If this operation has any results they’re required to have no uses after this operations.

Attribute Interfaces

AttrVerifyInterface (AttrVerifyInterface)

This attribute interface allows verifying the structural properties of an attribute. Common use cases include attributes referencing symbols and checking that the referred to operation is of a specific shape and kind and attributes using mutable attributes and requiring the cycle, and therefore creation and parsing, to be complete prior to verification.

Methods:

verifyStructure

mlir::LogicalResult verifyStructure(::mlir::Operation*operation, ::mlir::SymbolTableCollection&collection);

Called to verify the structural properties of the attribute. operation is an operation that this attribute is transitively reachable from and can be used to emit errors using the emitError method.

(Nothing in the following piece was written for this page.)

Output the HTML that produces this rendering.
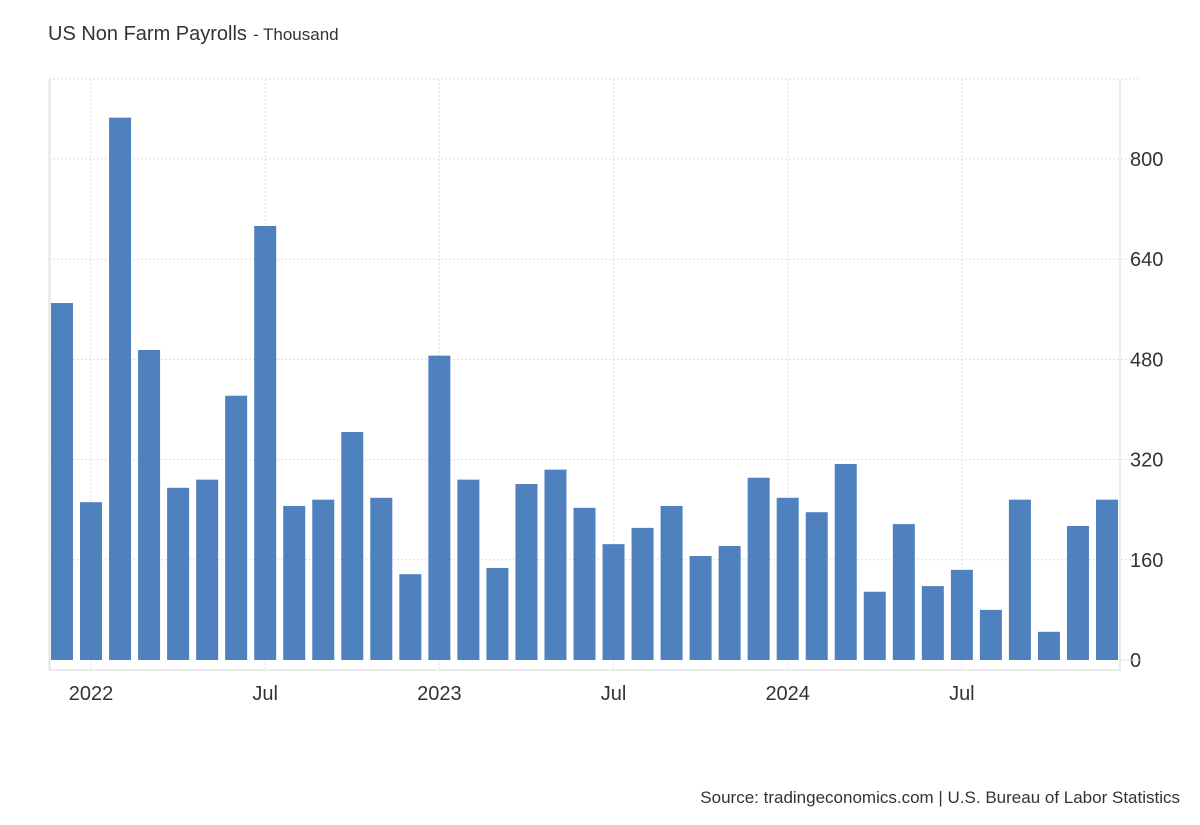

SROAAttrInterface (SROAAttrInterface)

Interface for attributes of aggregates to participate in SROA.

Methods:

destructureAggregate

void destructureAggregate(::llvm::function_ref<void(mlir::Attribute, mlir::SideEffects::Resource*, mlir::Type, mlir::Attribute)> write);

Method to initialize the scalar values of an aggregate that is initialized by an attribute. This works similarly to the callbacks with replaceAggregate of SROAAllocOpInterface and SROAReadWriteOpInterface respectively. write is used to initialize the values within the aggregate. The first and second parameters denote the location within the attribute, and initializes it with value. Additionally the MLIR type of the value has to be passed as second argument.